+++ Data for this exercise

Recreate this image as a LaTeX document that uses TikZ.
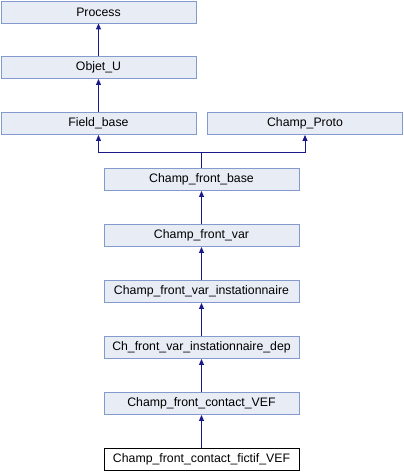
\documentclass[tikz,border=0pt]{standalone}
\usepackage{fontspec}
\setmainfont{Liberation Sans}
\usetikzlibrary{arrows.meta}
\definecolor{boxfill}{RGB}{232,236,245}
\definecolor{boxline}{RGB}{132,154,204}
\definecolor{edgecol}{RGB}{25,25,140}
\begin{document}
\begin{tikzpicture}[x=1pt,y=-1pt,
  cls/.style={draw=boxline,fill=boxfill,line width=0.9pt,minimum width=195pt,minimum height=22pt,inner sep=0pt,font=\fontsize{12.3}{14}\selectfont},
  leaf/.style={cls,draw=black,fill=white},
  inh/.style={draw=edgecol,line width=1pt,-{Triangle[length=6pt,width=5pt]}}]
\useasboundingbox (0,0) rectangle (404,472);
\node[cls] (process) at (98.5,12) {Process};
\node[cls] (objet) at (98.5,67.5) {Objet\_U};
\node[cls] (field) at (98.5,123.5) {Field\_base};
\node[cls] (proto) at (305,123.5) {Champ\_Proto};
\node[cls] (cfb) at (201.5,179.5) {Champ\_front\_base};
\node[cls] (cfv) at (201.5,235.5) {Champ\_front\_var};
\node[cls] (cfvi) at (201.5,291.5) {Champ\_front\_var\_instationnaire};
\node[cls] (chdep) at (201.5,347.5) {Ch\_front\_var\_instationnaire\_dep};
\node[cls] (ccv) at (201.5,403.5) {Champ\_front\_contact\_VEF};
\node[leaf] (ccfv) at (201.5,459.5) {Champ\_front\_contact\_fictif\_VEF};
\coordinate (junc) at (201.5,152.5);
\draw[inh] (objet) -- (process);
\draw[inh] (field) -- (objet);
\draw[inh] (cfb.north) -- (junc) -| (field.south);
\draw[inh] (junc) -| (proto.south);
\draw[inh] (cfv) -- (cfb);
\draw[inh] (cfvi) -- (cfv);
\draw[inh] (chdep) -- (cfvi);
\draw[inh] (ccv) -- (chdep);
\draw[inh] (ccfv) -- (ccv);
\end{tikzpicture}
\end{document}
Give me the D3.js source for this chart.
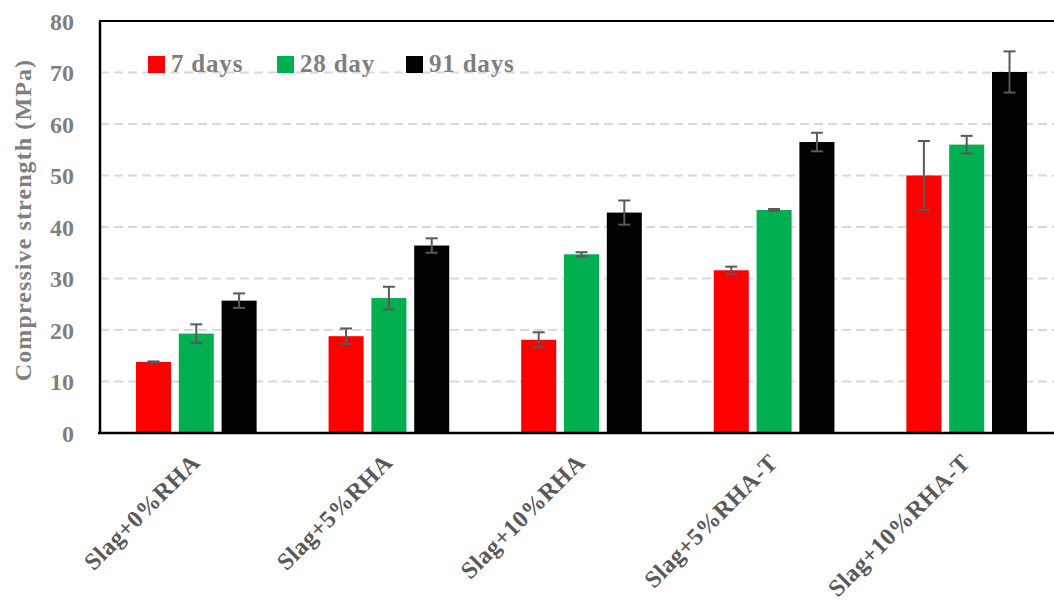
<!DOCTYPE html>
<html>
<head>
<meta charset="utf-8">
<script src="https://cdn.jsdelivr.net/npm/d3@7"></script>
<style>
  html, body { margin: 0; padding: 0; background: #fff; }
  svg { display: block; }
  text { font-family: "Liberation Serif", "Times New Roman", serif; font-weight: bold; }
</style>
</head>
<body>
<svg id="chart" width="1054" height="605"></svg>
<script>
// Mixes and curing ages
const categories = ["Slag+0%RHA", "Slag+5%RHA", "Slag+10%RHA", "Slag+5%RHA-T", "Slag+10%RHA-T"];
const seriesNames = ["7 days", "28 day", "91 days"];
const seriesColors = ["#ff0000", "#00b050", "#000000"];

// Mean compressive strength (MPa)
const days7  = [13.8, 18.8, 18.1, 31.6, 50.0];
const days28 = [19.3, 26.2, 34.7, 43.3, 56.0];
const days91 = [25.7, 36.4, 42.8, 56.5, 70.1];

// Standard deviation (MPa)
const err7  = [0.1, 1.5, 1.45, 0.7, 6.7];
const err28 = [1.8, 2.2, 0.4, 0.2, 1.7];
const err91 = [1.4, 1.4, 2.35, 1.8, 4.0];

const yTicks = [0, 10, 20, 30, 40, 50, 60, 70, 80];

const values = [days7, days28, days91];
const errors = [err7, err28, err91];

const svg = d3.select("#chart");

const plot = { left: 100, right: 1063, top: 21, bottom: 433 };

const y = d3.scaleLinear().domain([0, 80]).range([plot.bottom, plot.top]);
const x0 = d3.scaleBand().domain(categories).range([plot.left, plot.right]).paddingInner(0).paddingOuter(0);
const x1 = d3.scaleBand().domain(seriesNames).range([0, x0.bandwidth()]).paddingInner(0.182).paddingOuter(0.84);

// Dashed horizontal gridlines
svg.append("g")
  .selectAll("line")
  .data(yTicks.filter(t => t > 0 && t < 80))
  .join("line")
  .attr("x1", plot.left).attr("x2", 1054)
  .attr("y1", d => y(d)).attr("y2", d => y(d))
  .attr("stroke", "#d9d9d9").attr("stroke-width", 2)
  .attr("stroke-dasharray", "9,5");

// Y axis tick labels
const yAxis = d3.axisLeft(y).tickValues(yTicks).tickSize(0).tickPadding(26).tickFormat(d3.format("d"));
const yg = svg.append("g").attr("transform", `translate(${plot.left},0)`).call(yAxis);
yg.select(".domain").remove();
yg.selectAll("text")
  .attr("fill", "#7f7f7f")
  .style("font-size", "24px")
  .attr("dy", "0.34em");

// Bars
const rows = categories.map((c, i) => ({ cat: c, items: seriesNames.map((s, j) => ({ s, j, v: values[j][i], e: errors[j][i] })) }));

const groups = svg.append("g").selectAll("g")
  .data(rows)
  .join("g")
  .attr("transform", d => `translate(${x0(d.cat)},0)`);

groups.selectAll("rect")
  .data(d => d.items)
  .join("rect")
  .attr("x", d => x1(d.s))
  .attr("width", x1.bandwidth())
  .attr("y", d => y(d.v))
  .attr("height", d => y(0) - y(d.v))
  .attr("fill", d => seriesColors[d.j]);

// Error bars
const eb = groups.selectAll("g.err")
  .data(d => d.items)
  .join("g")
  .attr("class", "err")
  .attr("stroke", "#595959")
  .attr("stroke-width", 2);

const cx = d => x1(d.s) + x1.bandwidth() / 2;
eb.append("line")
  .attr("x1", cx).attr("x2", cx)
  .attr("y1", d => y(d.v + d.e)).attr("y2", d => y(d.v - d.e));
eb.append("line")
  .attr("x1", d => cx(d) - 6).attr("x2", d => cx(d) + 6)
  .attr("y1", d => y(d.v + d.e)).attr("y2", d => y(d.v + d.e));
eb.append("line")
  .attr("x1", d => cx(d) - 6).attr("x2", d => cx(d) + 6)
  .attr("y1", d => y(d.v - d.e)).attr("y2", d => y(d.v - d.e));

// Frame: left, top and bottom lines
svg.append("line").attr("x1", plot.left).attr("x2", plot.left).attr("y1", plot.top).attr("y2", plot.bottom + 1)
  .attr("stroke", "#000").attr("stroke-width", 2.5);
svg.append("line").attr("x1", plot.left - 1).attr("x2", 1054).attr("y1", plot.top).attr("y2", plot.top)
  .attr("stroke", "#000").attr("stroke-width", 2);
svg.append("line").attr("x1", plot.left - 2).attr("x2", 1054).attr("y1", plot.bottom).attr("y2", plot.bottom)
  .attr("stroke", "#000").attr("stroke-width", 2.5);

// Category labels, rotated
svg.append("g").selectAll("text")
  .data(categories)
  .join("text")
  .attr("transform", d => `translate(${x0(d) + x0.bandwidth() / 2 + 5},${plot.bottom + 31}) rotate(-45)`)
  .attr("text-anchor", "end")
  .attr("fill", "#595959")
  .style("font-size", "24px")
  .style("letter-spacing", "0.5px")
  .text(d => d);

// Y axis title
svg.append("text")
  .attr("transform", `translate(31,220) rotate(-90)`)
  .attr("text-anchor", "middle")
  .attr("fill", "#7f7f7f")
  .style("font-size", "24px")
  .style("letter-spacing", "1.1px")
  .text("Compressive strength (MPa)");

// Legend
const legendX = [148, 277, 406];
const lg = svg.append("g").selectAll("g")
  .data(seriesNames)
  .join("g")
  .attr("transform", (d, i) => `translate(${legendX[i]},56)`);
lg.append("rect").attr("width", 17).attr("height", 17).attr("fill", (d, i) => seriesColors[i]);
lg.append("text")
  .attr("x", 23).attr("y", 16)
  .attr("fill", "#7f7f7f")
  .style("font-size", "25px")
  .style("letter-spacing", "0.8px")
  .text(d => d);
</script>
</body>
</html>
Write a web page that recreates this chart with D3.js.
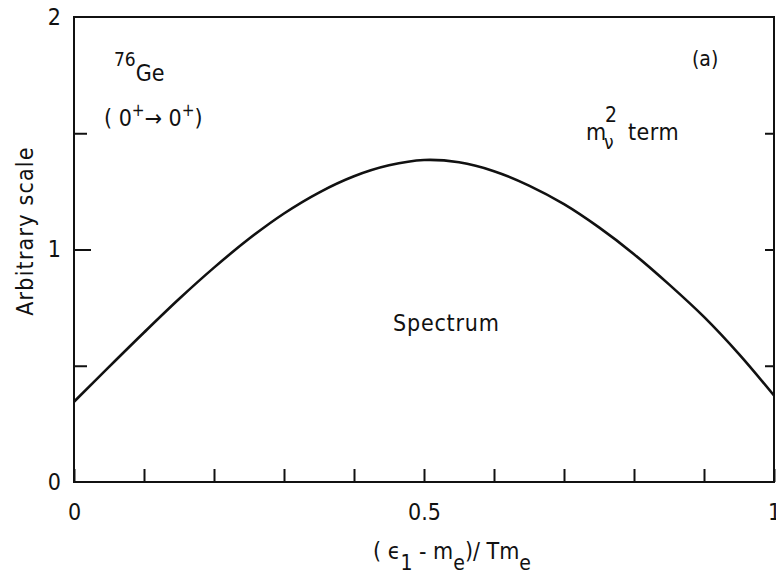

++++++

## Task brief
Check each line of the entries above, and show every one holding the word "chart".

## Correct result
Give me the D3.js source for this chart.
<svg id="chart" width="1054" height="605"></svg>
const svg = d3.select("#chart");
Write a web page that recreates this chart with D3.js.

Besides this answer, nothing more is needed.